• [Exercise description]
Copy out the data below as written; omit any images.

• [Data section]
________________________________________

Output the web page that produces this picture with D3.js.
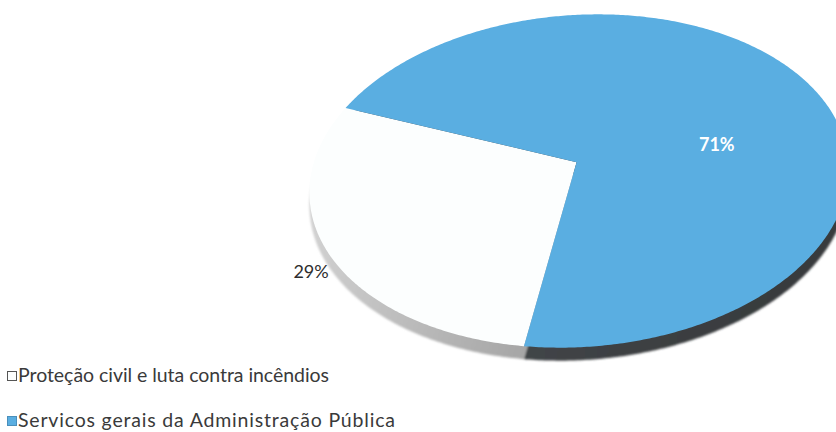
<!DOCTYPE html>
<html>
<head>
<meta charset="utf-8">
<script src="https://cdn.jsdelivr.net/npm/d3@7"></script>
<style>
  html, body { margin: 0; padding: 0; background: #ffffff; }
  svg { display: block; }
  text { font-family: Lato, "Open Sans", sans-serif; }
</style>
</head>
<body>
<svg id="chart" width="836" height="432"></svg>
<script>
// Shares of expenditure by function
const categories = ["Proteção civil e luta contra incêndios", "Servicos gerais da Administração Pública"];
const values = [29, 71];
const labels = ["29%", "71%"];
const colors = ["#fcfefe", "#5aaee1"];
const sideColors = [["#d4d4d4", "#6e6e6e"], ["#4b4f52", "#35383a"]];

const svg = d3.select("#chart");

// Tilted disc: ellipse outline, in-plane rotation and perspective offset of the hub
const cx = 579, cy = 181, rx = 270, ry = 166;
const tilt = -4 * Math.PI / 180;
const hub = [-0.004, -0.114];   // projected centre, in unit-ellipse coordinates
const depth = 13;                // thickness of the disc edge
const startDeg = 192.5;

const v = Math.hypot(hub[0], hub[1]);
const u = [hub[0] / v, hub[1] / v];
const shrink = Math.sqrt(1 - v * v);

// Map a point of the unit disc (d3 pie angle, radius) to the screen
function project(angle, r) {
  const s = [Math.sin(angle) * r, -Math.cos(angle) * r];
  const sp = s[0] * u[0] + s[1] * u[1];
  const q = [s[0] - sp * u[0], s[1] - sp * u[1]];
  const den = 1 + v * sp;
  const par = (sp + v) / den;
  const ox = par * u[0] + q[0] * shrink / den;
  const oy = par * u[1] + q[1] * shrink / den;
  const X = ox * rx, Y = oy * ry;
  return [cx + X * Math.cos(tilt) - Y * Math.sin(tilt),
          cy + X * Math.sin(tilt) + Y * Math.cos(tilt)];
}

const pie = d3.pie().sort(null)
  .startAngle(startDeg * Math.PI / 180)
  .endAngle((startDeg + 360) * Math.PI / 180);
const arcs = pie(values);

const line = d3.line();
function slicePoints(a, dy) {
  const n = Math.max(8, Math.ceil((a.endAngle - a.startAngle) / 0.01));
  const pts = [project(0, 0)];
  d3.range(n + 1).forEach(i => {
    pts.push(project(a.startAngle + (a.endAngle - a.startAngle) * i / n, 1));
  });
  return pts.map(p => [p[0], p[1] + dy]);
}

const defs = svg.append("defs");
sideColors.forEach((c, i) => {
  const g = defs.append("linearGradient")
    .attr("id", "side" + i)
    .attr("gradientUnits", "userSpaceOnUse")
    .attr("x1", cx - rx).attr("y1", cy).attr("x2", cx + rx).attr("y2", cy + ry);
  g.append("stop").attr("offset", "0%").attr("stop-color", c[0]);
  g.append("stop").attr("offset", "100%").attr("stop-color", c[1]);
});
defs.append("filter").attr("id", "soft")
  .append("feGaussianBlur").attr("stdDeviation", 0.8);

// Edge of the disc
svg.append("g").attr("filter", "url(#soft)")
  .selectAll("path").data(arcs).join("path")
  .attr("d", d => line(slicePoints(d, depth)) + "Z")
  .attr("fill", (d, i) => "url(#side" + i + ")");

// Top faces
svg.append("g").selectAll("path").data(arcs).join("path")
  .attr("d", d => line(slicePoints(d, 0)) + "Z")
  .attr("fill", (d, i) => colors[i]);

// Percentage labels: [angle shift from slice middle (deg), radius on the disc]
const labelPlace = [[-3, 1.09], [20, 0.53]];
const labelColor = ["#2e2e2e", "#ffffff"];
const labelXY = (d, i) => project((d.startAngle + d.endAngle) / 2 + labelPlace[i][0] * Math.PI / 180, labelPlace[i][1]);
svg.append("g").selectAll("text").data(arcs).join("text")
  .attr("x", (d, i) => labelXY(d, i)[0])
  .attr("y", (d, i) => labelXY(d, i)[1])
  .attr("text-anchor", "middle")
  .attr("dominant-baseline", "central")
  .attr("font-size", 18)
  .attr("font-weight", (d, i) => i === 1 ? 700 : 400)
  .attr("fill", (d, i) => labelColor[i])
  .text((d, i) => labels[i]);

// Legend
const legend = svg.append("g").attr("transform", "translate(7,0)");
const legendY = [382, 427];
const legendWidth = [311, 377];
const items = legend.selectAll("g").data(categories).join("g")
  .attr("transform", (d, i) => `translate(0,${legendY[i]})`);
items.append("rect")
  .attr("x", 0.5).attr("y", -10.5).attr("width", 9).attr("height", 9)
  .attr("fill", (d, i) => colors[i])
  .attr("stroke", (d, i) => i === 0 ? "#555555" : "#4a8fbb")
  .attr("stroke-width", 1);
items.append("text")
  .attr("x", 11).attr("y", 0)
  .attr("font-size", 19.5)
  .attr("fill", "#3a3a3a")
  .attr("textLength", (d, i) => legendWidth[i])
  .attr("lengthAdjust", "spacing")
  .text(d => d);
</script>
</body>
</html>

________________________________________

• [Reply to the exercise]
Output the web page that produces this picture with D3.js.
<!DOCTYPE html>
<html>
<head>
<meta charset="utf-8">
<script src="https://cdn.jsdelivr.net/npm/d3@7"></script>
<style>
  html, body { margin: 0; padding: 0; background: #ffffff; }
  svg { display: block; }
  text { font-family: Lato, "Open Sans", sans-serif; }
</style>
</head>
<body>
<svg id="chart" width="836" height="432"></svg>
<script>
// Shares of expenditure by function
const categories = ["Proteção civil e luta contra incêndios", "Servicos gerais da Administração Pública"];
const values = [29, 71];
const labels = ["29%", "71%"];
const colors = ["#fcfefe", "#5aaee1"];
const sideColors = [["#d4d4d4", "#6e6e6e"], ["#4b4f52", "#35383a"]];

const svg = d3.select("#chart");

// Tilted disc: ellipse outline, in-plane rotation and perspective offset of the hub
const cx = 579, cy = 181, rx = 270, ry = 166;
const tilt = -4 * Math.PI / 180;
const hub = [-0.004, -0.114];   // projected centre, in unit-ellipse coordinates
const depth = 13;                // thickness of the disc edge
const startDeg = 192.5;

const v = Math.hypot(hub[0], hub[1]);
const u = [hub[0] / v, hub[1] / v];
const shrink = Math.sqrt(1 - v * v);

// Map a point of the unit disc (d3 pie angle, radius) to the screen
function project(angle, r) {
  const s = [Math.sin(angle) * r, -Math.cos(angle) * r];
  const sp = s[0] * u[0] + s[1] * u[1];
  const q = [s[0] - sp * u[0], s[1] - sp * u[1]];
  const den = 1 + v * sp;
  const par = (sp + v) / den;
  const ox = par * u[0] + q[0] * shrink / den;
  const oy = par * u[1] + q[1] * shrink / den;
  const X = ox * rx, Y = oy * ry;
  return [cx + X * Math.cos(tilt) - Y * Math.sin(tilt),
          cy + X * Math.sin(tilt) + Y * Math.cos(tilt)];
}

const pie = d3.pie().sort(null)
  .startAngle(startDeg * Math.PI / 180)
  .endAngle((startDeg + 360) * Math.PI / 180);
const arcs = pie(values);

const line = d3.line();
function slicePoints(a, dy) {
  const n = Math.max(8, Math.ceil((a.endAngle - a.startAngle) / 0.01));
  const pts = [project(0, 0)];
  d3.range(n + 1).forEach(i => {
    pts.push(project(a.startAngle + (a.endAngle - a.startAngle) * i / n, 1));
  });
  return pts.map(p => [p[0], p[1] + dy]);
}

const defs = svg.append("defs");
sideColors.forEach((c, i) => {
  const g = defs.append("linearGradient")
    .attr("id", "side" + i)
    .attr("gradientUnits", "userSpaceOnUse")
    .attr("x1", cx - rx).attr("y1", cy).attr("x2", cx + rx).attr("y2", cy + ry);
  g.append("stop").attr("offset", "0%").attr("stop-color", c[0]);
  g.append("stop").attr("offset", "100%").attr("stop-color", c[1]);
});
defs.append("filter").attr("id", "soft")
  .append("feGaussianBlur").attr("stdDeviation", 0.8);

// Edge of the disc
svg.append("g").attr("filter", "url(#soft)")
  .selectAll("path").data(arcs).join("path")
  .attr("d", d => line(slicePoints(d, depth)) + "Z")
  .attr("fill", (d, i) => "url(#side" + i + ")");

// Top faces
svg.append("g").selectAll("path").data(arcs).join("path")
  .attr("d", d => line(slicePoints(d, 0)) + "Z")
  .attr("fill", (d, i) => colors[i]);

// Percentage labels: [angle shift from slice middle (deg), radius on the disc]
const labelPlace = [[-3, 1.09], [20, 0.53]];
const labelColor = ["#2e2e2e", "#ffffff"];
const labelXY = (d, i) => project((d.startAngle + d.endAngle) / 2 + labelPlace[i][0] * Math.PI / 180, labelPlace[i][1]);
svg.append("g").selectAll("text").data(arcs).join("text")
  .attr("x", (d, i) => labelXY(d, i)[0])
  .attr("y", (d, i) => labelXY(d, i)[1])
  .attr("text-anchor", "middle")
  .attr("dominant-baseline", "central")
  .attr("font-size", 18)
  .attr("font-weight", (d, i) => i === 1 ? 700 : 400)
  .attr("fill", (d, i) => labelColor[i])
  .text((d, i) => labels[i]);

// Legend
const legend = svg.append("g").attr("transform", "translate(7,0)");
const legendY = [382, 427];
const legendWidth = [311, 377];
const items = legend.selectAll("g").data(categories).join("g")
  .attr("transform", (d, i) => `translate(0,${legendY[i]})`);
items.append("rect")
  .attr("x", 0.5).attr("y", -10.5).attr("width", 9).attr("height", 9)
  .attr("fill", (d, i) => colors[i])
  .attr("stroke", (d, i) => i === 0 ? "#555555" : "#4a8fbb")
  .attr("stroke-width", 1);
items.append("text")
  .attr("x", 11).attr("y", 0)
  .attr("font-size", 19.5)
  .attr("fill", "#3a3a3a")
  .attr("textLength", (d, i) => legendWidth[i])
  .attr("lengthAdjust", "spacing")
  .text(d => d);
</script>
</body>
</html>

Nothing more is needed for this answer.